As an alternative (or possibly to cure potential abuse on the other side of the deal), perhaps God was taking into account the tendency of a task master to be determined to get the benefit of his bargain. If a purchaser pays 50 shekels, he is going to want to get his 50 shekels worth. He will push harder, expect more, and forgive less than if he is paying 30 shekels. Maybe the lower payment would make an owner more understanding of the other callings on a woman’s life–things that weren’t income generating for the master but are unique to women. Having kids, for example.

But as it turned out, my warm, fuzzy explanations are a bit unnecessary and maybe just plain wrong.

Here comes the lesson I mentioned: never blog about what you thought you heard while sick on your bed doped up on chicken soup and herbal tea.

The fact is that on further study to finish the blog, I realized that the scene I laid out in part one was not exactly correct.   The part about the values was actually a separate discussion sandwiched between two passages about the year of Jubilee. See Leviticus 25 and 27.

So while the discussion about Jubilee was correct and the idea of calculating values based on an upcoming year of Jubilee was correct, the passage which set the value of women at 30 shekels and men at 50 shekels (ages 20 – 60) actually had to do with people making a vow before God (chapter 27) and not the annual wage calculation of slaves (as best I can tell).

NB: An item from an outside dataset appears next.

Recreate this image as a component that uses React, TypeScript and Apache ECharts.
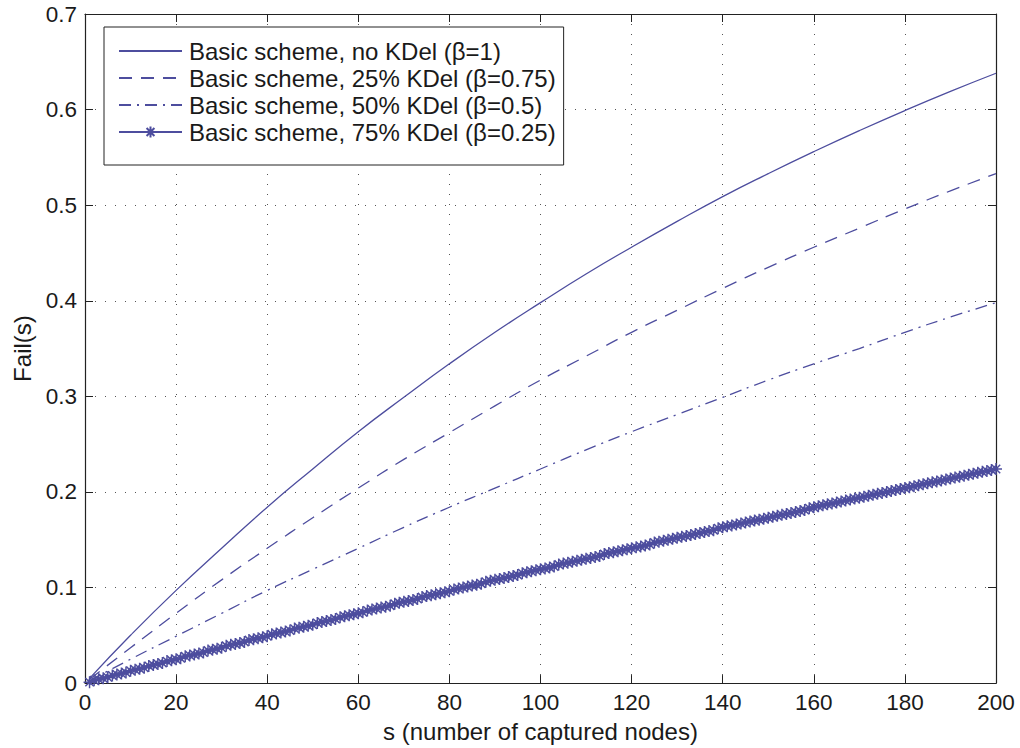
import React, { useEffect, useRef } from "react";
import * as echarts from "echarts";

const FONT = "'Liberation Sans', Arial, Helvetica, sans-serif";
const LINE_COLOR = "#4d4d9e";
const TEXT_COLOR = "#1a1a1a";

const seriesNames = [
  "Basic scheme, no KDel (β=1)",
  "Basic scheme, 25% KDel (β=0.75)",
  "Basic scheme, 50% KDel (β=0.5)",
  "Basic scheme, 75% KDel (β=0.25)",
];

// s values for the smooth curves
const sCoarse = [1, 10, 20, 30, 40, 50, 60, 70, 80, 90, 100, 110, 120, 130, 140, 150, 160, 170, 180, 190, 200];

const failBeta100 = [0.005, 0.05, 0.097, 0.141, 0.184, 0.224, 0.263, 0.299, 0.334, 0.367, 0.398, 0.428, 0.456, 0.483, 0.509, 0.533, 0.556, 0.578, 0.599, 0.619, 0.638];
const failBeta075 = [0.004, 0.037, 0.073, 0.108, 0.141, 0.173, 0.204, 0.234, 0.262, 0.29, 0.317, 0.342, 0.367, 0.39, 0.413, 0.435, 0.456, 0.476, 0.496, 0.515, 0.533];
const failBeta050 = [0.0025, 0.025, 0.049, 0.073, 0.097, 0.119, 0.141, 0.163, 0.184, 0.204, 0.224, 0.244, 0.263, 0.281, 0.299, 0.317, 0.334, 0.35, 0.367, 0.383, 0.398];

// beta = 0.25 curve, one value per captured node s = 1..200
const failBeta025 = [
  0.001, 0.003, 0.004, 0.005, 0.006, 0.008, 0.009, 0.010, 0.011, 0.013,
  0.014, 0.015, 0.016, 0.018, 0.019, 0.020, 0.021, 0.023, 0.024, 0.025,
  0.026, 0.028, 0.029, 0.030, 0.031, 0.032, 0.034, 0.035, 0.036, 0.037,
  0.039, 0.040, 0.041, 0.042, 0.043, 0.045, 0.046, 0.047, 0.048, 0.049,
  0.051, 0.052, 0.053, 0.054, 0.055, 0.057, 0.058, 0.059, 0.060, 0.061,
  0.063, 0.064, 0.065, 0.066, 0.067, 0.069, 0.070, 0.071, 0.072, 0.073,
  0.074, 0.076, 0.077, 0.078, 0.079, 0.080, 0.081, 0.083, 0.084, 0.085,
  0.086, 0.087, 0.088, 0.090, 0.091, 0.092, 0.093, 0.094, 0.095, 0.096,
  0.098, 0.099, 0.100, 0.101, 0.102, 0.103, 0.104, 0.106, 0.107, 0.108,
  0.109, 0.110, 0.111, 0.112, 0.113, 0.115, 0.116, 0.117, 0.118, 0.119,
  0.120, 0.121, 0.122, 0.124, 0.125, 0.126, 0.127, 0.128, 0.129, 0.130,
  0.131, 0.132, 0.133, 0.135, 0.136, 0.137, 0.138, 0.139, 0.140, 0.141,
  0.142, 0.143, 0.144, 0.145, 0.147, 0.148, 0.149, 0.150, 0.151, 0.152,
  0.153, 0.154, 0.155, 0.156, 0.157, 0.158, 0.159, 0.160, 0.162, 0.163,
  0.164, 0.165, 0.166, 0.167, 0.168, 0.169, 0.170, 0.171, 0.172, 0.173,
  0.174, 0.175, 0.176, 0.177, 0.178, 0.179, 0.180, 0.181, 0.183, 0.184,
  0.185, 0.186, 0.187, 0.188, 0.189, 0.190, 0.191, 0.192, 0.193, 0.194,
  0.195, 0.196, 0.197, 0.198, 0.199, 0.200, 0.201, 0.202, 0.203, 0.204,
  0.205, 0.206, 0.207, 0.208, 0.209, 0.210, 0.211, 0.212, 0.213, 0.214,
  0.215, 0.216, 0.217, 0.218, 0.219, 0.220, 0.221, 0.222, 0.223, 0.224,
];
const sFine = failBeta025.map((_, i) => i + 1);

const xAxisName = "s (number of captured nodes)";
const yAxisName = "Fail(s)";

const STAR = "path://M5,0L5,10M0,5L10,5M1.5,1.5L8.5,8.5M1.5,8.5L8.5,1.5";

export default function App() {
  const ref = useRef<HTMLDivElement>(null);

  useEffect(() => {
    if (!ref.current) return;
    const chart = echarts.init(ref.current, undefined, { renderer: "svg" });

    const pair = (xs: number[], ys: number[]) => xs.map((x, i) => [x, ys[i]]);

    const axisLine = { show: true, onZero: false, lineStyle: { color: "#222", width: 1.2 } };
    const axisTick = { show: true, inside: true, length: 8, lineStyle: { color: "#222", width: 1 } };
    const splitLine = { show: true, lineStyle: { color: "#555", width: 1, type: [1, 9] as any } };

    chart.setOption({
      animation: false,
      backgroundColor: "#ffffff",
      grid: { left: 85, right: 24, top: 14, bottom: 64, containLabel: false },
      xAxis: [
        {
          type: "value",
          min: 0,
          max: 200,
          interval: 20,
          position: "bottom",
          name: xAxisName,
          nameLocation: "middle",
          nameGap: 29,
          nameTextStyle: { fontFamily: FONT, fontSize: 24, color: TEXT_COLOR },
          axisLine,
          axisTick,
          splitLine,
          axisLabel: { fontFamily: FONT, fontSize: 22.5, color: TEXT_COLOR, margin: 8 },
        },
        {
          type: "value",
          min: 0,
          max: 200,
          interval: 20,
          position: "top",
          axisLine,
          axisTick,
          splitLine: { show: false },
          axisLabel: { show: false },
        },
      ],
      yAxis: [
        {
          type: "value",
          min: 0,
          max: 0.7,
          interval: 0.1,
          position: "left",
          name: yAxisName,
          nameLocation: "middle",
          nameGap: 50,
          nameTextStyle: { fontFamily: FONT, fontSize: 24, color: TEXT_COLOR },
          axisLine,
          axisTick,
          splitLine,
          axisLabel: {
            fontFamily: FONT,
            fontSize: 22.5,
            color: TEXT_COLOR,
            margin: 8,
            formatter: (v: number) => (v === 0 ? "0" : v.toFixed(1)),
          },
        },
        {
          type: "value",
          min: 0,
          max: 0.7,
          interval: 0.1,
          position: "right",
          axisLine,
          axisTick,
          splitLine: { show: false },
          axisLabel: { show: false },
        },
      ],
      legend: {
        orient: "vertical",
        left: 104,
        top: 27,
        padding: [12, 8, 21, 14],
        itemGap: 3,
        itemWidth: 63,
        itemHeight: 14,
        borderColor: "#222",
        borderWidth: 1,
        borderRadius: 0,
        backgroundColor: "#ffffff",
        selectedMode: false,
        textStyle: { fontFamily: FONT, fontSize: 24, color: TEXT_COLOR, padding: [0, 0, 0, 2] },
        data: [
          { name: seriesNames[0], itemStyle: { opacity: 0 } },
          { name: seriesNames[1], itemStyle: { opacity: 0 } },
          { name: seriesNames[2], itemStyle: { opacity: 0 } },
          { name: seriesNames[3] },
        ],
      },
      series: [
        {
          name: seriesNames[0],
          type: "line",
          smooth: true,
          symbol: "none",
          data: pair(sCoarse, failBeta100),
          lineStyle: { color: LINE_COLOR, width: 1.3, type: "solid" },
          itemStyle: { color: LINE_COLOR },
        },
        {
          name: seriesNames[1],
          type: "line",
          smooth: true,
          symbol: "none",
          data: pair(sCoarse, failBeta075),
          lineStyle: { color: LINE_COLOR, width: 1.3, type: [13, 9] },
          itemStyle: { color: LINE_COLOR },
        },
        {
          name: seriesNames[2],
          type: "line",
          smooth: true,
          symbol: "none",
          data: pair(sCoarse, failBeta050),
          lineStyle: { color: LINE_COLOR, width: 1.3, type: [12, 6, 2, 6] },
          itemStyle: { color: LINE_COLOR },
        },
        {
          name: seriesNames[3],
          type: "line",
          symbol: STAR,
          symbolSize: 12,
          showAllSymbol: true,
          data: pair(sFine, failBeta025),
          lineStyle: { color: LINE_COLOR, width: 1.3, type: "solid" },
          itemStyle: { color: LINE_COLOR, borderColor: LINE_COLOR, borderWidth: 1.5 },
        },
      ],
    });

    return () => chart.dispose();
  }, []);

  return (
    <div
      ref={ref}
      style={{ position: "absolute", left: 0, top: 0, width: 1020, height: 748, background: "#fff" }}
    />
  );
}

None of you called me on my mistake which is a little troubling since it was mostly men who commented on the last post and ya’lls brains are supposed to be worth like twice as much as mine. Just sayin’.

Some of my observations still stand, but the correct context does change the evaluation a bit. To make sure I got it right this time, I tried to look at some commentaries. The first thing I discovered was that I didn’t own a commentary on Leviticus 27. The second was that none of the online commentaries I found had anything helpful to say about Leviticus 27. Now there are two issues–1. why did God set different values on men and women; and 2. what exactly did He mean when He was talking about vows involving the valuations of persons? I can’t even quite picture the scenario in my head.

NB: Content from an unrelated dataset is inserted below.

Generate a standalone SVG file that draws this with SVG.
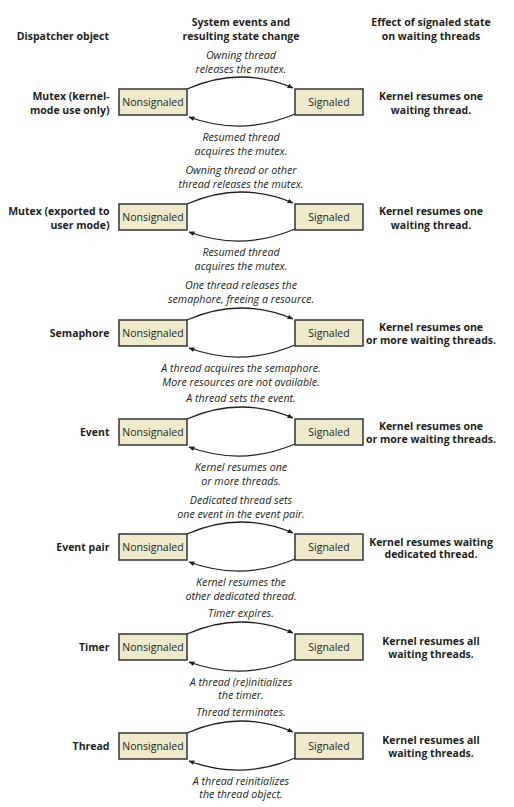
<svg xmlns="http://www.w3.org/2000/svg" width="514" height="807" viewBox="0 0 514 807">
<style>
text{font-family:"Open Sans","Noto Sans","Liberation Sans",sans-serif;fill:#231f20}
.h{font-weight:bold;font-size:10.5px;text-anchor:middle}
.l{font-weight:bold;font-size:10.5px;text-anchor:end}
.r{font-weight:bold;font-size:10.5px;text-anchor:middle}
.e{font-style:italic;font-size:10.7px;text-anchor:middle;fill:#231f20}
.b{font-size:10.5px;text-anchor:middle}
.box{fill:#efeacb;stroke:#333;stroke-width:1.5}
.c{fill:none;stroke:#231f20;stroke-width:1.3;marker-end:url(#ah)}
</style>
<defs>
<marker id="ah" viewBox="0 0 10 8" refX="9" refY="4" markerWidth="6" markerHeight="5" markerUnits="userSpaceOnUse" orient="auto">
<path d="M0,0 L10,4 L0,8 Z" fill="#231f20"/>
</marker>
</defs>
<rect width="514" height="807" fill="#fff"/>
<g id="headers">
<text class="l" x="109" y="40">Dispatcher object</text>
<text class="h" x="241" y="26">System events and</text>
<text class="h" x="241" y="40">resulting state change</text>
<text class="h" x="431" y="26">Effect of signaled state</text>
<text class="h" x="431" y="40">on waiting threads</text>
</g>
<g id="connectors">
<path class="c" d="M187,89 Q240,65.5 293,88"/>
<path class="c" d="M295,114 Q242,136.5 189,117"/>
<path class="c" d="M187,204 Q240,180.5 293,203"/>
<path class="c" d="M295,229 Q242,251.5 189,232"/>
<path class="c" d="M187,320 Q240,296.5 293,319"/>
<path class="c" d="M295,345 Q242,367.5 189,348"/>
<path class="c" d="M187,419 Q240,395.5 293,418"/>
<path class="c" d="M295,444 Q242,466.5 189,447"/>
<path class="c" d="M187,534 Q240,510.5 293,533"/>
<path class="c" d="M295,559 Q242,581.5 189,562"/>
<path class="c" d="M187,634 Q240,610.5 293,633"/>
<path class="c" d="M295,659 Q242,681.5 189,662"/>
<path class="c" d="M187,733 Q240,709.5 293,732"/>
<path class="c" d="M295,758 Q242,780.5 189,761"/>
</g>
<g id="row-mutex-kernel">
<text class="l" x="109.5" y="100">Mutex (kernel-</text>
<text class="l" x="109.5" y="113.5">mode use only)</text>
<g id="mk-nonsig"><rect class="box" x="119" y="89" width="68" height="26"/><text class="b" x="153" y="106">Nonsignaled</text></g>
<g id="mk-sig"><rect class="box" x="295" y="89" width="68" height="26"/><text class="b" x="329" y="106">Signaled</text></g>
<text class="e" x="241" y="58.5">Owning thread</text>
<text class="e" x="241" y="72.5">releases the mutex.</text>
<text class="e" x="241" y="140.5">Resumed thread</text>
<text class="e" x="241" y="154.5">acquires the mutex.</text>
<text class="r" x="431" y="100">Kernel resumes one</text>
<text class="r" x="431" y="113.5">waiting thread.</text>
</g>
<g id="row-mutex-user">
<text class="l" x="109.5" y="215">Mutex (exported to</text>
<text class="l" x="109.5" y="228.5">user mode)</text>
<g id="mu-nonsig"><rect class="box" x="119" y="204" width="68" height="26"/><text class="b" x="153" y="221">Nonsignaled</text></g>
<g id="mu-sig"><rect class="box" x="295" y="204" width="68" height="26"/><text class="b" x="329" y="221">Signaled</text></g>
<text class="e" x="241" y="174">Owning thread or other</text>
<text class="e" x="241" y="188">thread releases the mutex.</text>
<text class="e" x="241" y="255.5">Resumed thread</text>
<text class="e" x="241" y="269.5">acquires the mutex.</text>
<text class="r" x="431" y="215">Kernel resumes one</text>
<text class="r" x="431" y="228.5">waiting thread.</text>
</g>
<g id="row-semaphore">
<text class="l" x="109.5" y="337">Semaphore</text>
<g id="se-nonsig"><rect class="box" x="119" y="320" width="68" height="26"/><text class="b" x="153" y="337">Nonsignaled</text></g>
<g id="se-sig"><rect class="box" x="295" y="320" width="68" height="26"/><text class="b" x="329" y="337">Signaled</text></g>
<text class="e" x="241" y="289">One thread releases the</text>
<text class="e" x="241" y="303">semaphore, freeing a resource.</text>
<text class="e" x="241" y="371.5">A thread acquires the semaphore.</text>
<text class="e" x="241" y="385.5">More resources are not available.</text>
<text class="r" x="431" y="330.5">Kernel resumes one</text>
<text class="r" x="431" y="344">or more waiting threads.</text>
</g>
<g id="row-event">
<text class="l" x="109.5" y="436">Event</text>
<g id="ev-nonsig"><rect class="box" x="119" y="419" width="68" height="26"/><text class="b" x="153" y="436">Nonsignaled</text></g>
<g id="ev-sig"><rect class="box" x="295" y="419" width="68" height="26"/><text class="b" x="329" y="436">Signaled</text></g>
<text class="e" x="241" y="402">A thread sets the event.</text>
<text class="e" x="241" y="470.5">Kernel resumes one</text>
<text class="e" x="241" y="484.5">or more threads.</text>
<text class="r" x="431" y="429.5">Kernel resumes one</text>
<text class="r" x="431" y="443">or more waiting threads.</text>
</g>
<g id="row-event-pair">
<text class="l" x="109.5" y="551">Event pair</text>
<g id="ep-nonsig"><rect class="box" x="119" y="534" width="68" height="26"/><text class="b" x="153" y="551">Nonsignaled</text></g>
<g id="ep-sig"><rect class="box" x="295" y="534" width="68" height="26"/><text class="b" x="329" y="551">Signaled</text></g>
<text class="e" x="241" y="504">Dedicated thread sets</text>
<text class="e" x="241" y="517.5">one event in the event pair.</text>
<text class="e" x="241" y="585.5">Kernel resumes the</text>
<text class="e" x="241" y="600">other dedicated thread.</text>
<text class="r" x="431" y="545.5">Kernel resumes waiting</text>
<text class="r" x="431" y="558">dedicated thread.</text>
</g>
<g id="row-timer">
<text class="l" x="109.5" y="651">Timer</text>
<g id="ti-nonsig"><rect class="box" x="119" y="634" width="68" height="26"/><text class="b" x="153" y="651">Nonsignaled</text></g>
<g id="ti-sig"><rect class="box" x="295" y="634" width="68" height="26"/><text class="b" x="329" y="651">Signaled</text></g>
<text class="e" x="241" y="617">Timer expires.</text>
<text class="e" x="241" y="685.5">A thread (re)initializes</text>
<text class="e" x="241" y="699">the timer.</text>
<text class="r" x="431" y="644.5">Kernel resumes all</text>
<text class="r" x="431" y="658">waiting threads.</text>
</g>
<g id="row-thread">
<text class="l" x="109.5" y="750">Thread</text>
<g id="th-nonsig"><rect class="box" x="119" y="733" width="68" height="26"/><text class="b" x="153" y="750">Nonsignaled</text></g>
<g id="th-sig"><rect class="box" x="295" y="733" width="68" height="26"/><text class="b" x="329" y="750">Signaled</text></g>
<text class="e" x="241" y="716">Thread terminates.</text>
<text class="e" x="241" y="784.5">A thread reinitializes</text>
<text class="e" x="241" y="798">the thread object.</text>
<text class="r" x="431" y="743.5">Kernel resumes all</text>
<text class="r" x="431" y="757">waiting threads.</text>
</g>
</svg>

So, with regard to the first issue, I would proffer that while there probably is a practical explanation consistent with His character, all we know for sure is that God made men and women different and didn’t feel compelled to always treat them exactly the same. He loves and cares for both in His own sovereign way. He makes no apologies for his design or his decisions. He’s God and He really doesn’t have to explain himself to Hillary Clinton or anyone else. As an aside, everywhere Christianity has gone, the position of women had been elevated. I would rather be a Christian woman than…say, a Muslim woman.

With regard to the second one, perhaps my annual Bible reading is going to be enhanced this year by the peak in curiosity that is making me search out things like vows based on the value of persons. I’m hoping some of you with brains worth 1.67 times what mine is have figured this out.

And when you are sick, curled up in a ball in your bed listening to your Bible app, don’t compose blog posts in your head. It’s a really bad idea.

But I DIDN’T forget which helicopter I was in. Just sayin’.